I hate wine you have to warm up to. I shouldn’t have to have an entire glass before I enjoy the next one because my tongue is numb.
Anyway, the first thing I did was remember to take a photo, because when we were tasting wines yesterday I totally forgot. No, that’s not my baby. He’ll probably be driving before I manage to get a print photo in that frame-much like trying to get wine into that glass.
|That's not my baby. It's a stranger baby.|
My actual baby, who I like to call “Bug”, was seriously cranky today, despite me telling him “Happy Birthday!” because he’s one month old, and that’s supposedly a thing. He celebrated by scratching the shit out of my face, having a diaper explosion that his dad referred to as “working overtime at the mustard factory”, and screamed so hard his arms and legs shook like he was having a seizure.
Then, he farted on me and fell asleep.
That’s pretty much how my days usually go, which is why it took me two more hours to even open the wine, which I was DELIGHTED to find was screw top. I’m with Norm on this one. I get that people think wine with a screw top is probably shitty wine-I disagree. Twist tops are a very welcome convenience to someone who hasn’t slept more than 4 hours a night in more than a month.
So thank you, Sebastopol Oaks. For the easy access.
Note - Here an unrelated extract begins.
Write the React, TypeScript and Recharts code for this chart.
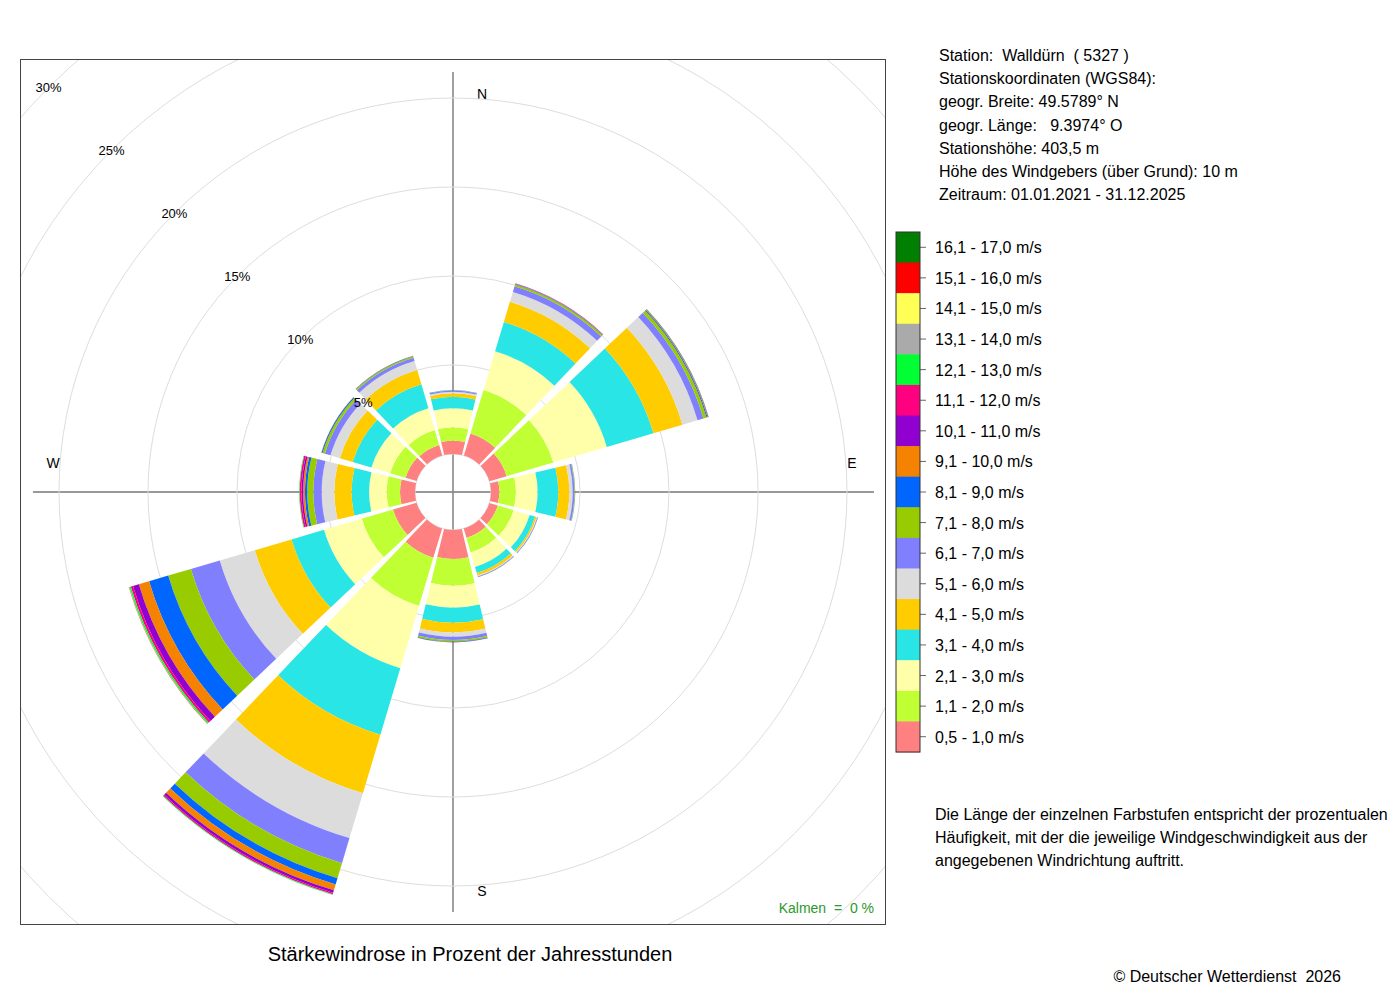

The bottle doesn’t say anything about its flavor makeup, and I’m not really able to pull out anything specific, but I will say this. Often, I am forced to put the wine down and do responsible things. Warm white wine is not very awesome...but in my world, inevitable. So another big selling point of this particular wine was the fact that when I go back to my warm glass (sad face) it wasn’t fucking disgusting. (Happy face!)
All in all this is a strong Sauvignon Blanc for the addled woman. I’ll give it a solid 4 stars.